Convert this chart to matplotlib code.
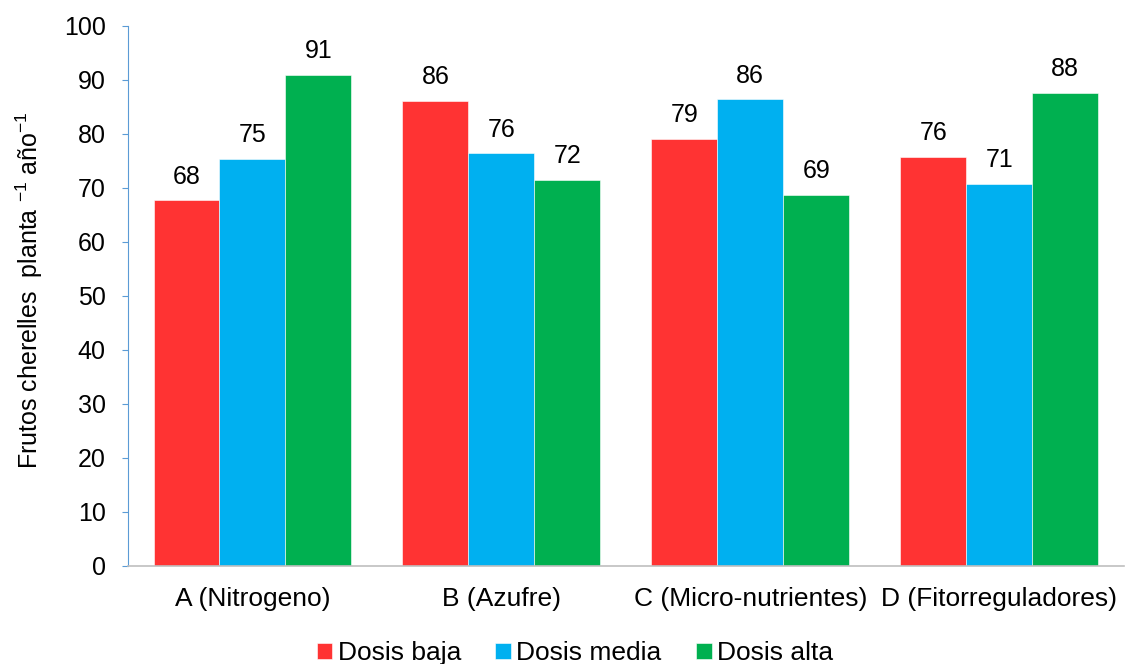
import matplotlib
matplotlib.use("Agg")
import matplotlib.pyplot as plt
import numpy as np

plt.rcParams['font.family'] = ['Liberation Sans', 'DejaVu Sans']
plt.rcParams['mathtext.fontset'] = 'custom'
plt.rcParams['mathtext.rm'] = 'Liberation Sans'
plt.rcParams['mathtext.it'] = 'Liberation Sans'

# Frutos cherelles por planta y año, por tratamiento y dosis
categorias = ['A (Nitrogeno)', 'B (Azufre)', 'C (Micro-nutrientes)', 'D (Fitorreguladores)']
dosis_baja = [67.7, 86.1, 79.1, 75.7]
dosis_media = [75.4, 76.4, 86.4, 70.7]
dosis_alta = [90.9, 71.5, 68.7, 87.6]
series = ['Dosis baja', 'Dosis media', 'Dosis alta']
colores = ['#FF3333', '#00B0F0', '#00B050']

fig = plt.figure(figsize=(11.25, 6.64), dpi=100)
ax = fig.add_axes([0.1138, 0.1476, 0.885, 0.8133])

x = np.arange(len(categorias))
ancho = 0.265
for i, (vals, nombre, col) in enumerate(zip([dosis_baja, dosis_media, dosis_alta], series, colores)):
    barras = ax.bar(x + (i - 1) * ancho, vals, ancho, color=col, label=nombre,
                    edgecolor='white', linewidth=0.4)
    for b, v in zip(barras, vals):
        ax.annotate(f'{v:.0f}', (b.get_x() + b.get_width() / 2, v),
                    xytext=(0, 8.5), textcoords='offset points',
                    ha='center', va='bottom', fontsize=18)

ax.set_xlim(-0.5, 3.5)
ax.set_ylim(0, 100)
ax.set_yticks(np.arange(0, 101, 10))
ax.set_xticks(x)
ax.set_xticklabels(categorias, fontsize=19)
ax.tick_params(axis='x', length=0, pad=15)
ax.tick_params(axis='y', length=4, pad=12, labelsize=18, color='#5B9BD5')

for s in ['top', 'right']:
    ax.spines[s].set_visible(False)
ax.spines['left'].set_color('#5B9BD5')
ax.spines['bottom'].set_color('#BFBFBF')
ax.spines['bottom'].set_linewidth(1.2)

ax.set_ylabel('Frutos cherelles  planta $^{-1}$ año$^{-1}$', fontsize=18)
ax.yaxis.set_label_coords(-0.099, 0.51)
ax.yaxis.label.set_verticalalignment('center')

fig.legend(loc='center', bbox_to_anchor=(0.511, 0.016), ncol=3, frameon=False,
           fontsize=19, handlelength=0.6, handleheight=0.6, handletextpad=0.2,
           columnspacing=1.3)

fig.savefig('out.png', dpi=100)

::::::

## Your objective
Return nothing but the lines running from the start of the data to the line with "ha='center', va='bottom', fontsize=18)", please, both ends included and no pictures.

## Solved problem
Convert this chart to matplotlib code.
import matplotlib
matplotlib.use("Agg")
import matplotlib.pyplot as plt
import numpy as np

plt.rcParams['font.family'] = ['Liberation Sans', 'DejaVu Sans']
plt.rcParams['mathtext.fontset'] = 'custom'
plt.rcParams['mathtext.rm'] = 'Liberation Sans'
plt.rcParams['mathtext.it'] = 'Liberation Sans'

# Frutos cherelles por planta y año, por tratamiento y dosis
categorias = ['A (Nitrogeno)', 'B (Azufre)', 'C (Micro-nutrientes)', 'D (Fitorreguladores)']
dosis_baja = [67.7, 86.1, 79.1, 75.7]
dosis_media = [75.4, 76.4, 86.4, 70.7]
dosis_alta = [90.9, 71.5, 68.7, 87.6]
series = ['Dosis baja', 'Dosis media', 'Dosis alta']
colores = ['#FF3333', '#00B0F0', '#00B050']

fig = plt.figure(figsize=(11.25, 6.64), dpi=100)
ax = fig.add_axes([0.1138, 0.1476, 0.885, 0.8133])

x = np.arange(len(categorias))
ancho = 0.265
for i, (vals, nombre, col) in enumerate(zip([dosis_baja, dosis_media, dosis_alta], series, colores)):
    barras = ax.bar(x + (i - 1) * ancho, vals, ancho, color=col, label=nombre,
                    edgecolor='white', linewidth=0.4)
    for b, v in zip(barras, vals):
        ax.annotate(f'{v:.0f}', (b.get_x() + b.get_width() / 2, v),
                    xytext=(0, 8.5), textcoords='offset points',
                    ha='center', va='bottom', fontsize=18)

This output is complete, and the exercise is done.